== GIVEN DATA ==
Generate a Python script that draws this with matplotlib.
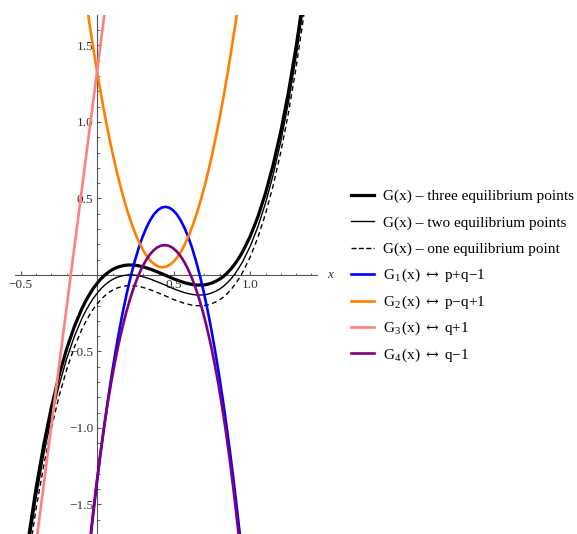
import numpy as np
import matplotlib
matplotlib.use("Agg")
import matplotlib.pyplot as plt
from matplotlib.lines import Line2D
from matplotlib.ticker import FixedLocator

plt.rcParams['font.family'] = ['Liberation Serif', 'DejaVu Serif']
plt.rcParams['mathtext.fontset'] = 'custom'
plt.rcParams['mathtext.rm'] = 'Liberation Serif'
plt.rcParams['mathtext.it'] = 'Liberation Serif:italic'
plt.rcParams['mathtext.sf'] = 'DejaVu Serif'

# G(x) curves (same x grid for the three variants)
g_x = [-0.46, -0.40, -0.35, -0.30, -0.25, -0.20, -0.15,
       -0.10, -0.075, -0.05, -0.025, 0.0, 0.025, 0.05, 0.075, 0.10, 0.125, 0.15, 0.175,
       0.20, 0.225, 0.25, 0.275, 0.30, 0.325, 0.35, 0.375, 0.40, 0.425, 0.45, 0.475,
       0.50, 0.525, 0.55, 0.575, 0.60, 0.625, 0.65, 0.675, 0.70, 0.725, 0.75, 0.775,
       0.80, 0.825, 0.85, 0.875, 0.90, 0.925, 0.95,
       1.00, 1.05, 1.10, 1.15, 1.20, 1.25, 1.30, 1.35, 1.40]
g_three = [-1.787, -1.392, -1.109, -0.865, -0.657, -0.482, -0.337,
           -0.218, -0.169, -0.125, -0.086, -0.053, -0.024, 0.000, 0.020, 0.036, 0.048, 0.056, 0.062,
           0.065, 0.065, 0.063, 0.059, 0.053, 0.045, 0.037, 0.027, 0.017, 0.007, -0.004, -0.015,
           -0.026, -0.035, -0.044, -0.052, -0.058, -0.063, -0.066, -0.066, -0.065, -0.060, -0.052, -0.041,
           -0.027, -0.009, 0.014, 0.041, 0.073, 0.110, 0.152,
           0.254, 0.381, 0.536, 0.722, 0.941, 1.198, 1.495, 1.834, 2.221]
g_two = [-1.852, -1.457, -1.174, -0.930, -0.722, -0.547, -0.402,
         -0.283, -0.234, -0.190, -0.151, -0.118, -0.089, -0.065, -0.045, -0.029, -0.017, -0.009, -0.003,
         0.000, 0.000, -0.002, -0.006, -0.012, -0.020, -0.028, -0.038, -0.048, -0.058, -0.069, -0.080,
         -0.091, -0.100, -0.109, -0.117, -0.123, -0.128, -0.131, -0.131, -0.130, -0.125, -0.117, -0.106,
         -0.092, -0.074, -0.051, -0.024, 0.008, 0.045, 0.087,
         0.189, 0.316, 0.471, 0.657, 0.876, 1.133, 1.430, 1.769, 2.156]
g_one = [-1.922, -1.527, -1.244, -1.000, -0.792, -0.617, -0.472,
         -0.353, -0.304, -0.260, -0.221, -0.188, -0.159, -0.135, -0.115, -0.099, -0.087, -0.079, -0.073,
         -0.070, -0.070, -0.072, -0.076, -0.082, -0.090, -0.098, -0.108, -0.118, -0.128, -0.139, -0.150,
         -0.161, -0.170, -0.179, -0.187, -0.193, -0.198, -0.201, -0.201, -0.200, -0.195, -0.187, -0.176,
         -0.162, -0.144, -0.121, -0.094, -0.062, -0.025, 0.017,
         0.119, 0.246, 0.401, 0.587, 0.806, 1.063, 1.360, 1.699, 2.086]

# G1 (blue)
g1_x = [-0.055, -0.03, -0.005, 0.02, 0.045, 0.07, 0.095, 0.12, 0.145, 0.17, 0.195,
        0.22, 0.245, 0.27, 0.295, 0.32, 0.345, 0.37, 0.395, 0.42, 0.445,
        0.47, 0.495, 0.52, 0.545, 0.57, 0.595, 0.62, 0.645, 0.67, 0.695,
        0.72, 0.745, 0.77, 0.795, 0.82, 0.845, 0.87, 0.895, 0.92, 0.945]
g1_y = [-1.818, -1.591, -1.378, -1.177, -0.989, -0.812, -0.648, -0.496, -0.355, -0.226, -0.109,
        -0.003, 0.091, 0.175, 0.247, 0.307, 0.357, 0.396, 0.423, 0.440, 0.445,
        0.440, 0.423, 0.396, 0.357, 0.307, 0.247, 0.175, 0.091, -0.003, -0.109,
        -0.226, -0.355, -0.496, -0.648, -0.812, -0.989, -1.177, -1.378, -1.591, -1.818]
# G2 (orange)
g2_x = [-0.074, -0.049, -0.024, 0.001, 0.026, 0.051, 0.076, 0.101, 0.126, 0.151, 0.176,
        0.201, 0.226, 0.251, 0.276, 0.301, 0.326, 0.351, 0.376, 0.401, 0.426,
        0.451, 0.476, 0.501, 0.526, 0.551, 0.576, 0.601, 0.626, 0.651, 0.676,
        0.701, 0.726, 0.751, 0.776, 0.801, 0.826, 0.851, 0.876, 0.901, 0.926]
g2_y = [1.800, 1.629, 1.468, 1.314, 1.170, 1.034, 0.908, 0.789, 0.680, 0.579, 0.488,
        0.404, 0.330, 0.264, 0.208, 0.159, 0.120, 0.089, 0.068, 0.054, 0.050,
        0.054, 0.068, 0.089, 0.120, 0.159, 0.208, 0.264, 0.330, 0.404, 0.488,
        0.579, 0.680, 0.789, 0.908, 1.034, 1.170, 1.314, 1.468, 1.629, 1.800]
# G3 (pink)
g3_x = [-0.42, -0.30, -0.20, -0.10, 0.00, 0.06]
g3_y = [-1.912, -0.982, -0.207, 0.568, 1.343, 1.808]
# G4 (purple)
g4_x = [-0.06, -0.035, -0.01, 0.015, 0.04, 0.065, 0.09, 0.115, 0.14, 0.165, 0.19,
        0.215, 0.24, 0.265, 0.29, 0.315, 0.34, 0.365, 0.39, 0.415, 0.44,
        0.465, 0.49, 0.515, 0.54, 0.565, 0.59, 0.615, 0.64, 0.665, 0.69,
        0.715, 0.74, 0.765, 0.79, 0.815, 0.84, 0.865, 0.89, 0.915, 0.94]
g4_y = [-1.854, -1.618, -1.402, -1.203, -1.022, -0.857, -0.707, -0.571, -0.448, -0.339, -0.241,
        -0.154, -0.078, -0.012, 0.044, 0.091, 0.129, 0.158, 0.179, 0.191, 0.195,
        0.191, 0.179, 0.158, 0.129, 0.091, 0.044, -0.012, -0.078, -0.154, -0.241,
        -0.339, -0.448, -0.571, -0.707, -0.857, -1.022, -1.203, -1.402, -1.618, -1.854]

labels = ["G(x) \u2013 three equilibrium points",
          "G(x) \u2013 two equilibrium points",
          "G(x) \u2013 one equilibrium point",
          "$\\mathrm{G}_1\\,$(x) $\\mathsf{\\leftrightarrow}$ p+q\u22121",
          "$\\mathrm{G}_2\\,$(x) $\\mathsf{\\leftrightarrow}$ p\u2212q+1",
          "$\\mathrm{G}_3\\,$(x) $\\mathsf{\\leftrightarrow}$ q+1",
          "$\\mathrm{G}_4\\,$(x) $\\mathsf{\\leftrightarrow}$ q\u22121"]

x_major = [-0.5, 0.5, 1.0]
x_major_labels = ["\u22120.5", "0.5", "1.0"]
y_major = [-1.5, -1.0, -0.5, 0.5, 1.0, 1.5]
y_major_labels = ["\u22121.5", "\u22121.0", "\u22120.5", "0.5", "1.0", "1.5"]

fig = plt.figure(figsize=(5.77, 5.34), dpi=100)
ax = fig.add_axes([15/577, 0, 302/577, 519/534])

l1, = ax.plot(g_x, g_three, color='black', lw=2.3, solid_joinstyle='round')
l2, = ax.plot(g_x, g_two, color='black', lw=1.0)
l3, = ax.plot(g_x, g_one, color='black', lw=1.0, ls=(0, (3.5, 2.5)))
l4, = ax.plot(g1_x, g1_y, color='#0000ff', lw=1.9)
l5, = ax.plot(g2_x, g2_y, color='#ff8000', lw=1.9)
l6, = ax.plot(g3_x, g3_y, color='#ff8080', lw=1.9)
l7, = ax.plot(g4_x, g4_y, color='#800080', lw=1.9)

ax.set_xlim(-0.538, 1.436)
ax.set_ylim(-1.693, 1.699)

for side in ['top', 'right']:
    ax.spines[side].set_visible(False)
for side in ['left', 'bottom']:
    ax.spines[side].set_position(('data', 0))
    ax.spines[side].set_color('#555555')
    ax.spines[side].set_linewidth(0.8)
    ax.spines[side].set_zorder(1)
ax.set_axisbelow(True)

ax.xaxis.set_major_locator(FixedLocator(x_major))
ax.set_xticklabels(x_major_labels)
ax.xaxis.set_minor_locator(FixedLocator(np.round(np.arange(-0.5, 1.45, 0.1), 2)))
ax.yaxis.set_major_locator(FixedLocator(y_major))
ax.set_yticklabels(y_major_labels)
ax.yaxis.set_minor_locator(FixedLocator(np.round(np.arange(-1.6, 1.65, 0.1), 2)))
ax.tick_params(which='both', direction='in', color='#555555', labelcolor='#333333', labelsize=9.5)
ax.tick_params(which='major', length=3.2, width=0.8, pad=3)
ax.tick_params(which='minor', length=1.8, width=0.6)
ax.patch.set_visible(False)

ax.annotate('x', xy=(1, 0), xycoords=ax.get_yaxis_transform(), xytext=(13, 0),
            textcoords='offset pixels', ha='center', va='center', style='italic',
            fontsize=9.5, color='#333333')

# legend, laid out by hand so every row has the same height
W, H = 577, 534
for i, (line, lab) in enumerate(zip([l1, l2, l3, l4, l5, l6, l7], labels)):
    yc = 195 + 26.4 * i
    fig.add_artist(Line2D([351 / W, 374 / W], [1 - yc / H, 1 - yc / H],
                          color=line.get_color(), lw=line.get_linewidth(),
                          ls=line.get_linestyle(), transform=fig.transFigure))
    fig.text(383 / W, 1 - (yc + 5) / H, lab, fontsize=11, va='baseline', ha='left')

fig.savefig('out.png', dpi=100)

== PROBLEM STATEMENT ==
Restate exactly, please, only the lines between the start of the data and the line containing "plt.rcParams['mathtext.sf'] = 'DejaVu Serif'", both ends included, skipping the pictures.

== ANSWER BELOW ==
Generate a Python script that draws this with matplotlib.
import numpy as np
import matplotlib
matplotlib.use("Agg")
import matplotlib.pyplot as plt
from matplotlib.lines import Line2D
from matplotlib.ticker import FixedLocator

plt.rcParams['font.family'] = ['Liberation Serif', 'DejaVu Serif']
plt.rcParams['mathtext.fontset'] = 'custom'
plt.rcParams['mathtext.rm'] = 'Liberation Serif'
plt.rcParams['mathtext.it'] = 'Liberation Serif:italic'
plt.rcParams['mathtext.sf'] = 'DejaVu Serif'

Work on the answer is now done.